Farmers’ failure to supply the Botswana Meat Commission (BMC) with European Union (EU) compliant cattle poses a threat to the commission’s turnaround strategy.
Having been at or near bottom in the past three years, the BMC decided to come up with a three-year turnaround strategy, which comes to an end next year. With the strategy, the commission had hoped to supply EU with more beef.
The executive manager for livestock procurement, Kenneth Makubate said most cattle in Botswana were not compliant with EU standards because of communal farming. Cattle should meet certain standards in order to satisfy the EU market requirements.
“The EU requires that cattle should be traceable and that they should be in the right weight because if they don’t comply we don’t satisfy the market,” he said.
Makubate said most cattle that were brought to the BMC were not in the right weight, which compelled the commission to put them in feed lots for three months so that they reach the required weight.
“If they don’t comply it means we don’t satisfy the market. That is why we have introduced feedlots to try and alleviate the problem of throughput,” he said.
The BMC is also sensitising farmers so that they understand the importance of complying with the requirements.
BMC currently provides its abattoir needs with 70 percent of cattle bought through its field-buying, also known as Direct Cattle Purchase (DCP) programme, whereas privately owned feedlots only supply 30 percent.
EU still remains a lucrative market for Botswana beef. BMC supplied the EU market with 6,000 tonnes of beef in 2013 and 8,000 tonnes last year. By the end of 2014, BMC recorded revenue of P1.16 billion from 144,000 cattle that were slaughtered. This was an increase from P1.08 billion registered in 2013 from the 139,000 slaughtered.
In June, BMC adjusted Carcass Dress Mass (CDM) prices for EU cattle in order to increase throughput.
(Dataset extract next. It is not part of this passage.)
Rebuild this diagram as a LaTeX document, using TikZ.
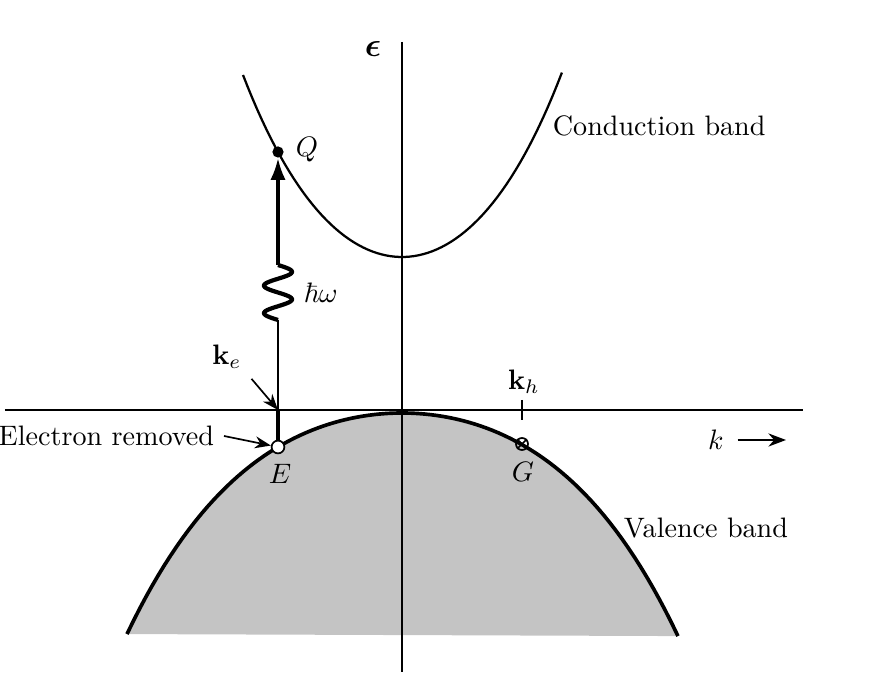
\documentclass[tikz,border=0pt]{standalone}
\usepackage{amsmath,amssymb}
\usetikzlibrary{arrows.meta}
\begin{document}
\begin{tikzpicture}[every node/.style={font=\normalsize}, x=0.0125cm, y=-0.0125cm]
	\useasboundingbox (0,0) rectangle (878,674);
	\fill[black!23] plot[domain=-2.75:2.76, samples=90] ({402+100*\x}, {413+20.29*\x*\x+1.1825*\x*\x*\x*\x}) -- cycle;
	\coordinate (kl) at (5,410);
	\coordinate (kr) at (803,410);
	\coordinate (et) at (402,42);
	\coordinate (eb) at (402,672);
	\draw[line width=0.5pt] (kl) -- (kr);
	\draw[line width=0.5pt] (et) -- (eb);
	\draw[line width=1.3pt] plot[domain=-2.75:2.76, samples=90] ({402+100*\x}, {413+20.29*\x*\x+1.1825*\x*\x*\x*\x});
	\draw[line width=0.8pt] plot[domain=-1.59:1.60, samples=70] ({402+100*\x}, {257-62.52*\x*\x-3.75*\x*\x*\x*\x});
	\node (eps) at (373,49) {\large$\boldsymbol{\epsilon}$};
	\node[anchor=west] (cb) at (543,126) {Conduction band};
	\node[anchor=west] (vb) at (614,528) {Valence band};
	% photon absorbed at k_e
	\node[circle, fill, inner sep=0pt, minimum size=0.14cm] (Q) at (278,152) {};
	\node[anchor=west] (Qlab) at (286,150) {$Q$};
	\node[circle, draw, fill=white, line width=0.6pt, inner sep=0pt, minimum size=0.16cm] (E) at (278,447) {};
	\node (Elab) at (280,474) {$E$};
	\coordinate (ax) at (278,410);
	\coordinate (w1) at (278,320);
	\coordinate (w2) at (278,265);
	\draw[line width=1.3pt] (E.north) -- (ax);
	\draw[line width=0.6pt] (ax) -- (w1);
	\draw[line width=1.5pt] plot[domain=0:720, samples=80, smooth] ({278-14*sin(\x)}, {320-\x/720*55});
	\draw[line width=1.1pt, -{Latex[length=0.27cm, width=0.19cm]}] (w2) -- (Q.south);
	\node[anchor=west] (hw) at (294,293) {$\hbar\omega$};
	\node (ke) at (227,357) {$\mathbf{k}_e$};
	\draw[line width=0.6pt, -{Stealth[length=0.2cm]}] (ke.south east) -- (ax);
	\node[anchor=east] (er) at (224,436) {Electron removed};
	\draw[line width=0.6pt, -{Stealth[length=0.2cm]}] (er.east) -- (E);
	% hole at k_h
	\node[circle, draw, line width=0.6pt, inner sep=0pt, minimum size=0.15cm] (G) at (522,444) {};
	\draw[line width=0.6pt] (G.north west) -- (G.south east) (G.north east) -- (G.south west);
	\node (Glab) at (523,472) {$G$};
	\coordinate (ht) at (522,400);
	\coordinate (hb) at (522,420);
	\draw[line width=0.6pt] (ht) -- (hb);
	\node (kh) at (524,382) {$\mathbf{k}_h$};
	\node (k) at (716,440) {$k$};
	\coordinate (kend) at (786,440);
	\draw[line width=0.6pt, -{Stealth[length=0.22cm]}] (k.east) ++(4,0) -- (kend);
\end{tikzpicture}
\end{document}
Public relations and communications manager at BMC, Brian Dioka said in an earlier interview that the adjustment sought to redefine the role of the BMC and gradually increase that of the farmers within the beef value-chain. He said the alignment of prices, which affected and benefits all private feedlot holdings that are EU registered, will also give feedlot hopefuls in Botswana a golden chance to take up the business of providing finishing facilities or feedlots and supply the commission with only compliant cattle.
“This ultimately enhances the inclusiveness of all farmers in the sector, but also results in making BMC achieve profits for the farmers,” he said.
He said the incentives attached will benefit only private feedlotters that have signed contracts of supply or livestock procurement agreements (LPA) with BMC, detailing the time, quality and quantity agreed to supply.